At a talk titled Advanced Mac OS X rootkits at the Black Hat security conference in Las Vegas next week, researcher Dino Dai Zovi plans to discuss specific features in the OS that make it possible to write rootkits that are virtually impossible for untrained users to detect.
"Most of the existing research (into) rootkits for OS X essentially take older Unix-based ideas and port them to OS X," Dai Zovi told The Register. "Mine primarily uses the unique features of OS X and this makes it harder to detect the traditional tools and techniques."

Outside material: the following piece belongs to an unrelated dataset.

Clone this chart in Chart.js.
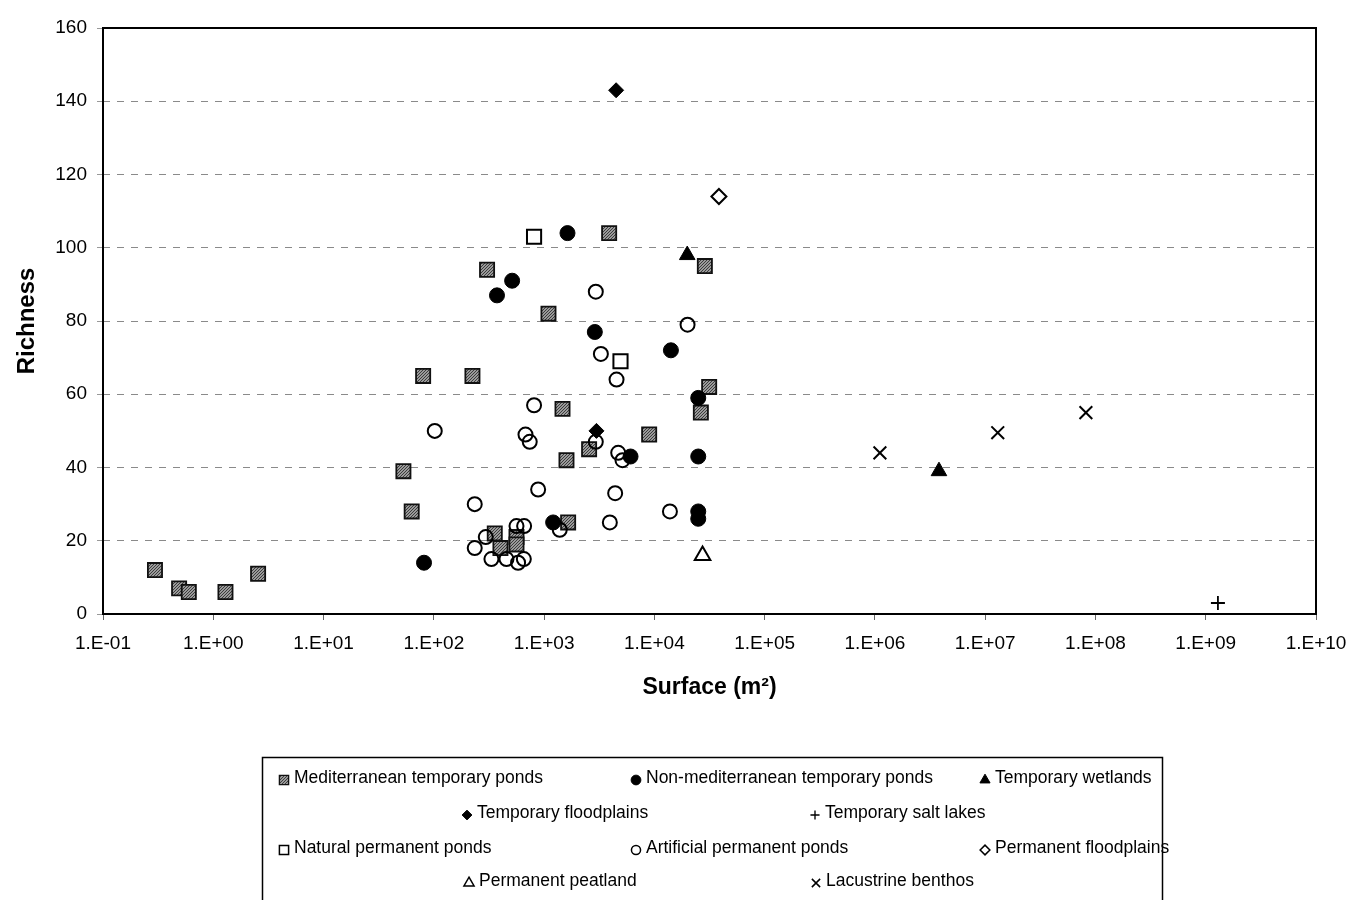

As just another Mach-based operating system, OS X is chock full of instructions that make sneaky rootkits possible. And yet there's been little documentation, so far, of exactly what they are and how they can be used. Dai Zovi's talk aims to fill the vacuum by showing how to extend native Mach RPC mechanisms that communicate with the Mac kernel.
"It's not an inherent weakness in the system," said Dai Zovi, co-author of the Mac Hacker's Handbook. "It's just extending the flexibility of the microkernel-based design in a malicious direction."
Dai Zovi also plans to deliver a much shorter "turbo talk" discussing ways penetration testers can test the security of Macs using the Metasploit Project. ®
COMMENTS
@Aaron 10, others
Legitimate companies using root-kits is not necessarily the problem. :)
In any case, as far as security of ANY system is concerned, and idiot is an idiot whether it sits in front of Mac, Windows, Linux, Amiga, or whatever. Windows does NOT have an exclusive license on idiots.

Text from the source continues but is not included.